Liberia on the road to Ebola recovery: Making and selling cosmetics made from palm kernels.
Posted on: 9th September 2016
Tony Blair has travelled to Sierra Leone, Liberia and Guinea this week, in his first visit to the region since the Ebola crisis. He saw the progress that has been made and the challenges still to be overcome as these countries seek to recover from recent economic shocks.
In Sierra Leone, where his foundation is working on priority issues including improving maternal health and access to electricity, Mr. Blair met with President Koroma to discuss his recovery priorities. He also visited the port in Freetown, which is on one of the world’s deepest natural harbours and lies almost equidistant between Brazil and major northern European ports such as Rotterdam and Hamburg. There he saw the $120 million investment in a new berth, which will increase capacity from 90,000 containers to 750,000 and allow larger vessels to set down goods for transfer to other landlocked economies in West Africa such as Mali.
Speaking to reporters, he said:
“Our contribution is really working with the government delivering its priorities, whether it’s in roads or power generation or health care. For many years we’ve been discussing the importance of the port and the importance of getting a really first-class port for the country, because that makes the economy move. So what it very exciting is to see today that things are really happening here and the investment that’s being made.”
While in Liberia, Mr.
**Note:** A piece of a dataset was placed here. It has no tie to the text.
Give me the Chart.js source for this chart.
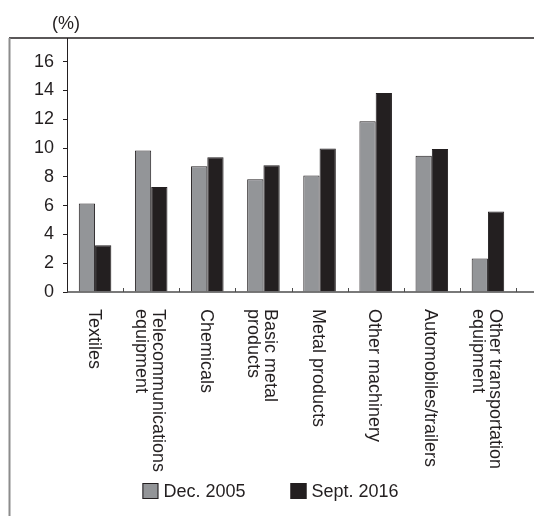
<!DOCTYPE html>
<html>
<head>
<meta charset="utf-8">
<script src="https://cdn.jsdelivr.net/npm/chart.js@4/dist/chart.umd.min.js"></script>
<style>
  html, body { margin: 0; padding: 0; background: #fff; }
  #wrap { width: 534px; height: 516px; position: relative; }
</style>
</head>
<body>
<div id="wrap"><canvas id="sectorChart"></canvas></div>
<script>
const categories = [
  ["Textiles"],
  ["Telecommunications", "equipment"],
  ["Chemicals"],
  ["Basic metal", "products"],
  ["Metal products"],
  ["Other machinery"],
  ["Automobiles/trailers"],
  ["Other transportation", "equipment"],
];
const dec2005 = [6.15, 9.83, 8.74, 7.84, 8.1, 11.87, 9.46, 2.32];
const sept2016 = [3.25, 7.3, 9.37, 8.81, 9.97, 13.82, 9.93, 5.59];
const yTicks = [0, 2, 4, 6, 8, 10, 12, 14, 16];
const unitLabel = "(%)";

const FONT = "'Liberation Sans', Arial, sans-serif";
const INK = "#231f20";
const GREY = "#939598";

// frame, x axis line, rotated category labels, legend
const decorations = {
  id: "decorations",
  afterDraw(chart) {
    const { ctx, chartArea, width, height } = chart;
    const x = chart.scales.x;
    ctx.save();

    // frame: top rule and left rule
    ctx.strokeStyle = INK;
    ctx.lineWidth = 1.5;
    ctx.beginPath();
    ctx.moveTo(9, chartArea.top);
    ctx.lineTo(width, chartArea.top);
    ctx.stroke();
    ctx.strokeStyle = "#8c8c8c";
    ctx.lineWidth = 2;
    ctx.beginPath();
    ctx.moveTo(9.5, chartArea.top);
    ctx.lineTo(9.5, height);
    ctx.stroke();

    // x axis line runs to the edge
    ctx.strokeStyle = "#4d4d4d";
    ctx.lineWidth = 1.5;
    ctx.beginPath();
    ctx.moveTo(chartArea.left, chartArea.bottom);
    ctx.lineTo(width, chartArea.bottom);
    ctx.stroke();

    // small inward ticks between categories
    ctx.lineWidth = 1;
    const step = x.getPixelForValue(1) - x.getPixelForValue(0);
    for (let i = 0; i < categories.length; i++) {
      const bx = Math.round(x.getPixelForValue(i) + step / 2) + 0.5;
      ctx.beginPath();
      ctx.moveTo(bx, chartArea.bottom);
      ctx.lineTo(bx, chartArea.bottom - 4);
      ctx.stroke();
    }

    // unit label
    ctx.fillStyle = INK;
    ctx.font = "18px " + FONT;
    ctx.textAlign = "center";
    ctx.textBaseline = "middle";
    ctx.fillText(unitLabel, 66, 24);

    // category labels, turned clockwise
    const lh = 17;
    ctx.textAlign = "left";
    ctx.textBaseline = "alphabetic";
    categories.forEach((lines, i) => {
      const cx = x.getPixelForValue(i);
      ctx.save();
      ctx.translate(cx - 6.5, chartArea.bottom + 17);
      ctx.rotate(Math.PI / 2);
      const n = lines.length;
      lines.forEach((t, j) => {
        ctx.fillText(t, 0, (j - (n - 1) / 2) * lh);
      });
      ctx.restore();
    });

    // legend
    const items = chart.data.datasets.map(d => ({ text: d.label, color: d.backgroundColor }));
    const box = 16, gapText = 5, gapItem = 45;
    let total = 0;
    items.forEach((it, k) => {
      it.w = ctx.measureText(it.text).width;
      total += box + gapText + it.w + (k < items.length - 1 ? gapItem : 0);
    });
    let lx = 270.5 - total / 2;
    const ly = 491;
    ctx.textBaseline = "middle";
    items.forEach(it => {
      ctx.fillStyle = it.color;
      ctx.fillRect(lx, ly - box / 2, box, box);
      ctx.strokeStyle = INK;
      ctx.lineWidth = 1;
      ctx.strokeRect(lx + 0.5, ly - box / 2 + 0.5, box - 1, box - 1);
      ctx.fillStyle = INK;
      ctx.fillText(it.text, lx + box + gapText, ly + 1);
      lx += box + gapText + it.w + gapItem;
    });

    ctx.restore();
  },
};

new Chart(document.getElementById("sectorChart"), {
  type: "bar",
  data: {
    labels: categories,
    datasets: [
      {
        label: "Dec. 2005",
        data: dec2005,
        backgroundColor: GREY,
        borderColor: INK,
        borderWidth: 1,
      },
      {
        label: "Sept. 2016",
        data: sept2016,
        backgroundColor: INK,
        borderColor: INK,
        borderWidth: 1,
      },
    ],
  },
  options: {
    responsive: true,
    maintainAspectRatio: false,
    animation: false,
    devicePixelRatio: 1,
    layout: { padding: { top: 38, right: 18, bottom: 224, left: 0 } },
    datasets: { bar: { categoryPercentage: 0.58, barPercentage: 1 } },
    plugins: {
      legend: { display: false },
      tooltip: { enabled: false },
    },
    scales: {
      x: { display: false },
      y: {
        min: 0,
        max: 17.65,
        afterBuildTicks: (scale) => {
          scale.ticks = yTicks.map((v) => ({ value: v }));
        },
        afterFit: (scale) => {
          scale.width = 67;
        },
        border: { display: true, color: INK, width: 1 },
        grid: {
          drawOnChartArea: false,
          drawTicks: true,
          tickLength: 4,
          color: INK,
        },
        ticks: {
          padding: 9,
          color: INK,
          font: { family: FONT, size: 18 },
        },
      },
    },
  },
  plugins: [decorations],
});
</script>
</body>
</html>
Blair met with President Johnson Sirleaf to discuss the government’s plan for post-Ebola recovery and to become a middle income country and visited the Mount Coffee Hydropower plant, which the AGI has been working to deliver with the government.
The plant will provide electricity to four times more people in Monrovia and increase power generation in the country by 130%.
Mr. Blair also visited the country’s first palm kernel oil processing factory, J-Palm, which uses otherwise wasted palm kernels to produce palm oil products. It does so by providing equipment to small holder farmers which helps them increase their productivity and improve their livelihoods. Its founder, Mahmud Johnson, was one of the four young entrepreneurs recognised by the AGI, the Howard G. Buffett Foundation, and the World Food Prize Foundation and awarded a 40 Chances Fellowship in 2014.
In Guinea, he met President Alpha Condé, where they discussed how to continue to develop the energy sector – one the President’s key priorities. The AGI has helped the government to deliver the Kaleta Dam hydroelectric project that will double electricity access in Guinea and is already helping supply Conakry and 10 nearby cities with a 24/7 power supply. Having supporting the government with the Ebola response, the AGI is continuing to work with the government to increase access to electricity and deliver large scale infrastructure projects.
The work described here was carried out by the Tony Blair Africa Governance Initiative, it is now being continued by the Tony Blair Institute for Global Change.